The redevelopment of Soweto was probably the “microcosm of the work undertaken”. He announced that the state-of-the-art Soweto Theatre would be opened in “a few weeks. Soweto is the place to be – it has status.”
However, he cautioned against resting on laurels. “As we celebrate the progress we have made, we should not become complacent. Our progress should instead inspire us to lift the bar and become even more diligent and focused in addressing the complex challenges that face us.”
He said billing and customer services remained one of the City’s top priorities as it tried to regain the trust and confidence of its residents.
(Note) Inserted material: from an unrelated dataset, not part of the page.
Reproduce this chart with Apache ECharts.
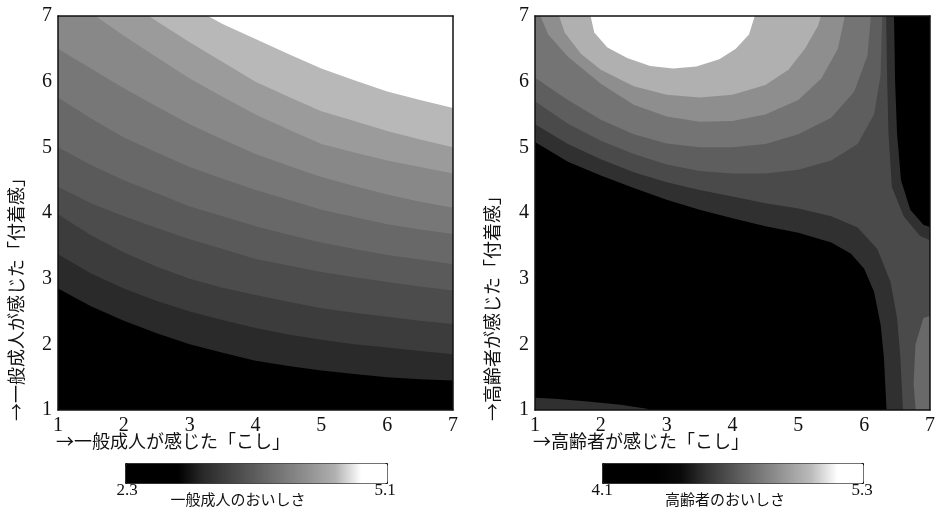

The billing roadmap was designed to improve the quality of customers’ interaction with the City.
Joburg had also made steady progress in improving customer interface, strengthening revenue collection and restoring confidence in the integrity of its billing system.
He said the council had approved “a high level institutional design to give effect to Joburg 2040”. Since its adoption, a City manager and new senior management had been appointed to enhance the City’s financial health and sustainability, administrative processes and accountability as well as the delivery of services.
The City would implement waste separation at source projects across the municipality. “We are convinced that if we mobilise communities to sort waste at a household level, this will go a long way in waste reduction and the creation of a clean city.”
Tau said the municipality had a score of flagship projects that would be spearheaded in the next financial year.